Vendo esta situação aparentemente sem solução do
Oriente Médio, que ameaça um mundo hoje interligado, e a brasileira,
igualmente assustadora, fico a pensar:
Cada opção humana está baseada em sentimentos fundos, alguns
dos quais insondáveis. Principalmente em relação à
política. Há causas externas, ideológicas e há causas
internas, psicológicas. As duas se cruzam e confundem. Ambas valem. E
ambas são capazes da perversidade.
Minha geração atravessou várias influências decisivas.
Em quarenta anos passou por dentro do marxismo; da mudança no Cristianismo;
da entrada do pensamento oriental no ocidente; da psicanálise e da revolução
tecnológico-científica. Da globalização. De armamentos
atômicos em 22 países. Varejada por essa concomitância de
revoluções (exteriores e interiores) minha geração
teve que digerir uma evolução e uma transformação
maiores que as vividas pela humanidade nos dois mil anos anteriores.

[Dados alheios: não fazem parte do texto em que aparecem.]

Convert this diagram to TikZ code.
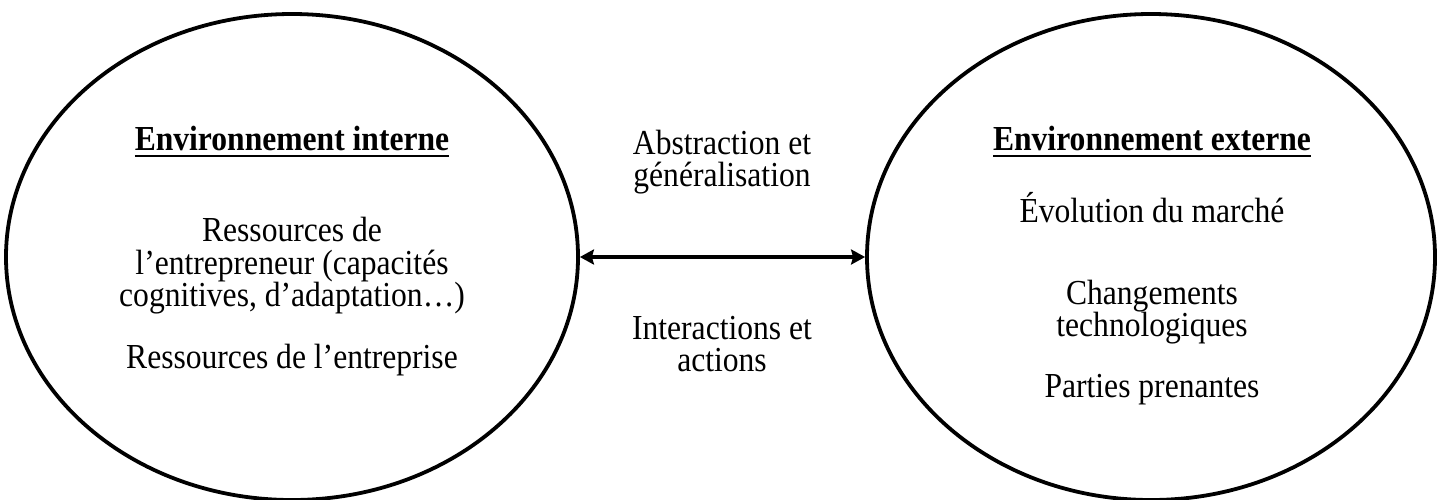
\documentclass[tikz,border=0pt]{standalone}
\usepackage{fontspec}
\setmainfont[FakeStretch=0.9]{Liberation Serif}
\usetikzlibrary{ arrows.meta
               , positioning
               , shapes.geometric
               }
\newcommand{\ulhead}[1]{\setbox0=\hbox{#1}\leavevmode\rlap{\rule[-3.2pt]{\wd0}{1.3pt}}\box0}

\begin{document}
\begin{tikzpicture}
      [ x=0.5pt, y=-0.5pt
      , sphere/.style={ellipse, draw, line width=1.9pt, minimum width=286pt, minimum height=243pt, inner sep=0pt}
      , txt/.style={align=center, font=\fontsize{17.55}{16.3}\selectfont}
      , head/.style={align=center, font=\fontsize{17.55}{16.3}\selectfont\bfseries}
      , link/.style={draw, line width=2pt, {Stealth[length=7pt,width=7.5pt,inset=1pt]}-{Stealth[length=7pt,width=7.5pt,inset=1pt]}}
      ]
    \useasboundingbox (0,0) rectangle (1444,499);

    \node[sphere] (I) at (292,257) {};
    \node[sphere, minimum width=284pt] (E) at (1151,257) {};

    \node[head] (IT) at (292,142) {\ulhead{Environnement interne}};
    \node[txt] (IR) at (292,266) {Ressources de\\l’entrepreneur (capacités\\cognitives, d’adaptation…)};
    \node[txt] (IE) at (292,360) {Ressources de l’entreprise};

    \node[head] (ET) at (1152,142) {\ulhead{Environnement externe}};
    \node[txt] (EM) at (1152,208) {Évolution du marché};
    \node[txt] (EC) at (1152,312) {Changements\\technologiques};
    \node[txt] (EP) at (1152,390) {Parties prenantes};

    \draw[link] (I) -- (E);

    \node[txt] (AG) at (722,162) {Abstraction et\\généralisation};
    \node[txt] (IA) at (722,344) {Interactions et\\actions};
\end{tikzpicture}
\end{document}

Ao longo dessa invasão de transformações concomitantes,
algumas pessoas foram cansando, desistindo ou escolhendo uma só via como
preferida. Outros, como eu, preferiram procurar compreender (e incorporar) os
aspectos complementares e os contraditórios de cada uma dessas revoluções.
Não é fácil questionar as (próprias) convicções
que se vão formando ao longo da vida e tendem a se cristalizar. Ser só
cristão, ou só marxista, ou só adepto do pensamento oriental,
ou só agente do progresso tecnológico ou só ver o ângulo
psicológico das questões é mais cômodo e mais fácil
que compreender em extensão e profundidade todas essas revoluções,
incorporando o resultado delas à própria vida, processo doloroso
e difícil, mas rico de ampla formação do homem integral.
Daí decorre a importância do neo-humanismo que brota de todas essas
experiências. O humanismo é o grande fator integrador porque dimensiona
a medida humana de todas essas revoluções. Ele une e fecunda partes
aparentemente contraditórias. Condiciona os desenvolvimentos materiais
e os espirituais ou subjetivos de nosso tempo, realizando, em suma, o metabolismo
da incorporação do que serve à vida individual ou coletiva:
deste metabolismo, derivam as democracias política, jurídica,
existencial e religiosa.
Hoje tombam as utopias do desenvolvimento material que encantaram o século
vinte, porém não cai o sentido de progresso inerente a ele. Em
vez de progredir, apenas, o desafio é compatibilizar progresso com a
felicidade, liberdade e justiça social. Há, portanto, um vetor
espiritual ao lado do material. É uma espiritualidade nova, uma subjetividade,
um valor imaterial, cultural.
Essa conciliação dolorosa entre atitudes que pareciam díspares
é o que caracteriza a visão neo-humanista deste começo
de século.
Varejado e fecundado por esse processo, uma homem de minha geração
precisa levar toda essa vivência para a política pois: se vivi
todas essas transições; se essas revoluções concomitantes
passaram por dentro de mim, fazendo efeito, e passei por dentro delas, indo
além; se enfrentei o impacto de tantas alterações, tenho
o dever de compreender o sedimento delas e aplicá-lo na luta pela democracia
que é o regime dentro do qual todas as experiências díspares
de um tempo histórico podem germinar e prosperar.